One of Mason's research projects involves finding innovative solutions to a classic logistics problem: how to deliver many different products to many different groups with many different specifications using limited transportation resources. The basic problem is the same whether it involves consumer goods, military troops and supplies or the next generation of semiconductor manufacturing.

Let's work backward to explain this version of multiple-order job scheduling: cell phones, computers and other electronic devices continue to get smaller. As they shrink, so do the size of the chips that power them. As the chips become smaller, more can be fabricated on a wafer. Generally, those silicon wafers are eight inches in diameter. But companies are now moving to 12-inch wafers -- the bigger the wafer, the cheaper the per-chip cost.

"Say a manufacturer has 25 wafers in a lot with 1,000 chips on each wafer, making 25,000 chips in a single lot," said Mason. One client may have ordered 10,000 chips in that lot, with another three clients wanting 5,000 chips each. Each client probably has different requested delivery dates, different priorities and other potentially different specifications. In addition, semiconductor manufacturers transport the valuable, heavy wafers in packages called Front Opening Unified Pods or FOUPs. "If those FOUPs are less than full, that wasted space costs money," he said.

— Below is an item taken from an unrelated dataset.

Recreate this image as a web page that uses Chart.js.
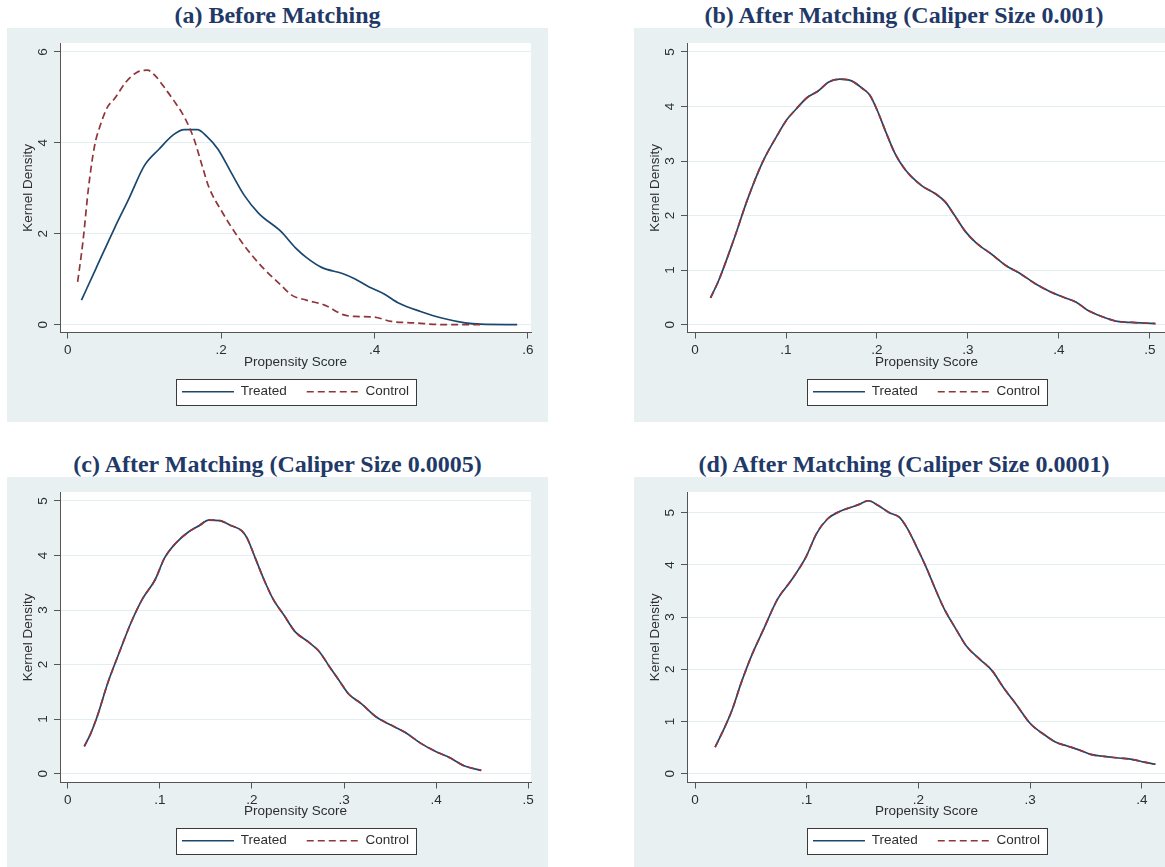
<!DOCTYPE html>
<html>
<head>
<meta charset="utf-8">
<script src="https://cdn.jsdelivr.net/npm/chart.js@4.4.1/dist/chart.umd.min.js"></script>
<style>
body { margin:0; width:1165px; height:867px; overflow:hidden; background:#fff; position:relative; }
.ttl { position:absolute; text-align:center; font-family:"Liberation Serif","Times New Roman",serif; font-weight:bold; font-size:24px; color:#1f3a68; line-height:26px; white-space:nowrap; }
canvas { position:absolute; background:#e9f0f2; }
</style>
</head>
<body>
<div class="ttl" style="left:7px;width:541px;top:2px">(a) Before Matching</div>
<div class="ttl" style="left:634px;width:540px;top:2px">(b) After Matching (Caliper Size 0.001)</div>
<div class="ttl" style="left:7px;width:541px;top:451px">(c) After Matching (Caliper Size 0.0005)</div>
<div class="ttl" style="left:634px;width:540px;top:451px">(d) After Matching (Caliper Size 0.0001)</div>

<canvas id="cA" width="541" height="394" style="left:7px;top:28px"></canvas>
<canvas id="cB" width="540" height="394" style="left:634px;top:28px"></canvas>
<canvas id="cC" width="541" height="390" style="left:7px;top:477px"></canvas>
<canvas id="cD" width="540" height="390" style="left:634px;top:477px"></canvas>

<script>
// (a) before matching
var xTreatedA = [0.018, 0.037, 0.061, 0.080, 0.100, 0.119, 0.138, 0.152, 0.169, 0.181, 0.196, 0.213, 0.230, 0.249, 0.278, 0.297, 0.311, 0.331, 0.359, 0.374, 0.393, 0.412, 0.432, 0.460, 0.489, 0.518, 0.538, 0.586];
var yTreatedA = [0.54, 1.24, 2.12, 2.78, 3.50, 3.86, 4.18, 4.29, 4.29, 4.15, 3.86, 3.35, 2.85, 2.45, 2.05, 1.69, 1.48, 1.26, 1.12, 1.01, 0.83, 0.68, 0.47, 0.29, 0.14, 0.04, 0.01, 0.00];
var xControlA = [0.013, 0.020, 0.027, 0.035, 0.042, 0.052, 0.061, 0.076, 0.090, 0.104, 0.114, 0.129, 0.138, 0.153, 0.165, 0.174, 0.184, 0.201, 0.220, 0.239, 0.258, 0.278, 0.292, 0.311, 0.335, 0.359, 0.374, 0.398, 0.422, 0.451, 0.489, 0.538];
var yControlA = [0.94, 1.84, 2.99, 3.93, 4.36, 4.79, 4.97, 5.34, 5.55, 5.60, 5.48, 5.15, 4.94, 4.54, 4.07, 3.57, 3.03, 2.49, 1.98, 1.55, 1.19, 0.87, 0.65, 0.54, 0.43, 0.22, 0.18, 0.17, 0.07, 0.04, 0.00, 0.00];

// (b) caliper 0.001
var xB = [0.017, 0.026, 0.042, 0.058, 0.074, 0.090, 0.101, 0.111, 0.123, 0.135, 0.147, 0.159, 0.172, 0.184, 0.192, 0.200, 0.210, 0.220, 0.232, 0.249, 0.265, 0.275, 0.285, 0.297, 0.309, 0.326, 0.342, 0.358, 0.374, 0.391, 0.407, 0.419, 0.431, 0.447, 0.464, 0.480, 0.492, 0.506];
var treatedB = [0.49, 0.81, 1.53, 2.31, 2.97, 3.46, 3.76, 3.95, 4.16, 4.28, 4.45, 4.50, 4.47, 4.33, 4.21, 3.94, 3.52, 3.13, 2.82, 2.55, 2.39, 2.25, 2.01, 1.71, 1.50, 1.29, 1.08, 0.93, 0.75, 0.60, 0.49, 0.41, 0.27, 0.15, 0.06, 0.04, 0.03, 0.02];
var controlB = treatedB; // matched curves coincide

// (c) caliper 0.0005
var xC = [0.018, 0.025, 0.033, 0.043, 0.055, 0.069, 0.081, 0.095, 0.105, 0.117, 0.131, 0.143, 0.153, 0.165, 0.177, 0.189, 0.195, 0.203, 0.213, 0.223, 0.235, 0.247, 0.261, 0.273, 0.285, 0.295, 0.305, 0.319, 0.335, 0.351, 0.367, 0.383, 0.399, 0.415, 0.431, 0.449];
var treatedC = [0.50, 0.74, 1.10, 1.64, 2.18, 2.78, 3.20, 3.56, 3.95, 4.22, 4.43, 4.55, 4.65, 4.64, 4.55, 4.45, 4.31, 3.98, 3.56, 3.20, 2.90, 2.60, 2.42, 2.24, 1.94, 1.70, 1.46, 1.28, 1.04, 0.89, 0.75, 0.56, 0.41, 0.29, 0.14, 0.06];
var controlC = treatedC; // matched curves coincide

// (d) caliper 0.0001
var xD = [0.018, 0.024, 0.033, 0.041, 0.051, 0.061, 0.074, 0.086, 0.099, 0.109, 0.119, 0.129, 0.139, 0.147, 0.155, 0.164, 0.174, 0.183, 0.190, 0.198, 0.207, 0.215, 0.223, 0.233, 0.243, 0.255, 0.266, 0.276, 0.288, 0.300, 0.313, 0.323, 0.333, 0.343, 0.354, 0.366, 0.379, 0.392, 0.402, 0.412];
var treatedD = [0.51, 0.77, 1.21, 1.72, 2.28, 2.75, 3.35, 3.70, 4.14, 4.61, 4.89, 5.02, 5.10, 5.16, 5.23, 5.14, 5.00, 4.91, 4.70, 4.36, 3.95, 3.54, 3.16, 2.79, 2.44, 2.19, 1.97, 1.65, 1.31, 0.96, 0.74, 0.60, 0.53, 0.46, 0.37, 0.33, 0.30, 0.27, 0.22, 0.18];
var controlD = treatedD; // matched curves coincide

var yTicks6 = [0, 2, 4, 6], yLabels6 = ['0', '2', '4', '6'];
var yTicks5 = [0, 1, 2, 3, 4, 5], yLabels5 = ['0', '1', '2', '3', '4', '5'];
var xTicksA = [0, 0.2, 0.4, 0.6], xLabelsA = ['0', '.2', '.4', '.6'];
var xTicks5 = [0, 0.1, 0.2, 0.3, 0.4, 0.5], xLabels5 = ['0', '.1', '.2', '.3', '.4', '.5'];
var xTicks4 = [0, 0.1, 0.2, 0.3, 0.4], xLabels4 = ['0', '.1', '.2', '.3', '.4'];

Chart.defaults.font.family = '"Liberation Sans", Arial, sans-serif';
Chart.defaults.font.size = 13.5;
Chart.defaults.color = '#2e2e2e';

var navy = '#1a476f', maroon = '#90353b';
var gridCol = '#e4edf0', axisCol = '#555555';
var lineW = 1.7;

function pts(xs, ys) {
	return xs.map(function(x, i) { return {x: x, y: ys[i]}; });
}

function legendRect(chart) {
	var hits = chart.legend && chart.legend.legendHitBoxes;
	if (!hits || !hits.length) return null;
	var l = Infinity, r = -Infinity;
	hits.forEach(function(h) { l = Math.min(l, h.left); r = Math.max(r, h.left + h.width); });
	var cy = hits[0].top + hits[0].height / 2;
	return {x: Math.round(l - 6) + 0.5, y: Math.round(cy - 13) + 0.5, w: Math.round(r - l + 13), h: 26};
}

// white plot region + boxed legend, like Stata
var stataBox = {
	id: 'stataBox',
	beforeDraw: function(chart) {
		var ctx = chart.ctx, a = chart.chartArea;
		ctx.save();
		ctx.fillStyle = '#fff';
		ctx.fillRect(a.left, a.top, a.right - a.left, a.bottom - a.top);
		var r = legendRect(chart);
		if (r) ctx.fillRect(r.x, r.y, r.w, r.h);
		ctx.restore();
	},
	afterDraw: function(chart) {
		var r = legendRect(chart);
		if (!r) return;
		var ctx = chart.ctx;
		ctx.save();
		ctx.strokeStyle = '#3a3a3a';
		ctx.lineWidth = 1;
		ctx.strokeRect(r.x, r.y, r.w, r.h);
		ctx.restore();
	}
};

function legendLabels(chart) {
	var items = Chart.defaults.plugins.legend.labels.generateLabels(chart);
	items.forEach(function(it) {
		var ds = chart.data.datasets[it.datasetIndex];
		it.lineDash = ds.borderDash || [];
		it.lineWidth = lineW;
		it.strokeStyle = ds.borderColor;
	});
	return items;
}

function panel(id, p) {
	return new Chart(document.getElementById(id), {
		type: 'line',
		data: {
			datasets: [
				{label: 'Treated', data: p.treated, borderColor: navy, borderWidth: lineW, pointRadius: 0, cubicInterpolationMode: 'monotone', order: 1},
				{label: 'Control', data: p.control, borderColor: maroon, borderWidth: lineW, borderDash: [7, 4], pointRadius: 0, cubicInterpolationMode: 'monotone', order: 0}
			]
		},
		options: {
			responsive: false,
			animation: false,
			devicePixelRatio: 1,
			layout: {padding: {top: 11, right: p.padRight, bottom: p.padBottom, left: 0}},
			plugins: {
				legend: {
					position: 'bottom',
					fullSize: false,
					labels: {
						usePointStyle: true, pointStyle: 'line', pointStyleWidth: 52, padding: 20, color: '#2e2e2e',
						generateLabels: legendLabels,
						sort: function(a, b) { return a.datasetIndex - b.datasetIndex; }
					}
				},
				tooltip: {enabled: false}
			},
			scales: {
				x: {
					type: 'linear', min: p.xMin, max: p.xMax,
					afterBuildTicks: function(s) { s.ticks = p.xTicks.map(function(v) { return {value: v}; }); },
					afterFit: function(s) { s.height = p.xh; },
					ticks: {autoSkip: false, maxRotation: 0, padding: 4, callback: function(v, i) { return p.xLabels[i]; }},
					grid: {drawOnChartArea: false, tickLength: 6, tickColor: axisCol},
					border: {color: axisCol, width: 1},
					title: {display: true, text: 'Propensity Score', padding: {top: 0, bottom: -5.3}}
				},
				y: {
					min: p.yMin, max: p.yMax,
					afterBuildTicks: function(s) { s.ticks = p.yTicks.map(function(v) { return {value: v}; }); },
					afterFit: function(s) { s.width = 53; },
					ticks: {minRotation: 90, maxRotation: 90, crossAlign: 'center', padding: 7, callback: function(v, i) { return p.yLabels[i]; }},
					grid: {color: gridCol, lineWidth: 1, tickLength: 6, tickColor: axisCol},
					border: {color: axisCol, width: 1},
					title: {display: true, text: 'Kernel Density', padding: {top: 13, bottom: 0}}
				}
			}
		},
		plugins: [stataBox]
	});
}

panel('cA', {
	treated: pts(xTreatedA, yTreatedA), control: pts(xControlA, yControlA),
	xMin: -0.010, xMax: 0.604, yMin: -0.173, yMax: 6.195,
	xTicks: xTicksA, xLabels: xLabelsA, yTicks: yTicks6, yLabels: yLabels6,
	padRight: 17, padBottom: 13.5, xh: 32.5
});
panel('cB', {
	treated: pts(xB, treatedB), control: pts(xB, controlB),
	xMin: -0.0088, xMax: 0.5176, yMin: -0.144, yMax: 5.162,
	xTicks: xTicks5, xLabels: xLabels5, yTicks: yTicks5, yLabels: yLabels5,
	padRight: 8, padBottom: 13.5, xh: 32.5
});
panel('cC', {
	treated: pts(xC, treatedC), control: pts(xC, controlC),
	xMin: -0.0084, xMax: 0.503, yMin: -0.162, yMax: 5.162,
	xTicks: xTicks5, xLabels: xLabels5, yTicks: yTicks5, yLabels: yLabels5,
	padRight: 17, padBottom: 9.5, xh: 31.5
});
panel('cD', {
	treated: pts(xD, treatedD), control: pts(xD, controlD),
	xMin: -0.00716, xMax: 0.4215, yMin: -0.17, yMax: 5.396,
	xTicks: xTicks4, xLabels: xLabels4, yTicks: yTicks5, yLabels: yLabels5,
	padRight: 8, padBottom: 9.5, xh: 31.5
});
</script>
</body>
</html>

So Mason, along with three graduate students and colleagues at other institutions, is developing both mathematical programming and heuristic solution approaches, building upon previous research results to develop innovative ways to examine larger, more complex versions of the multiple-order job scheduling problem. The team is starting with a simple, single machine version of the problem. Their goal is to extend it much broader, to the U.S. military's entire supply chain, for example.

"I enjoy focusing my efforts on investigating practical problems rather than purely theoretical problems," he said. "That's why I became an engineer. To solve problems."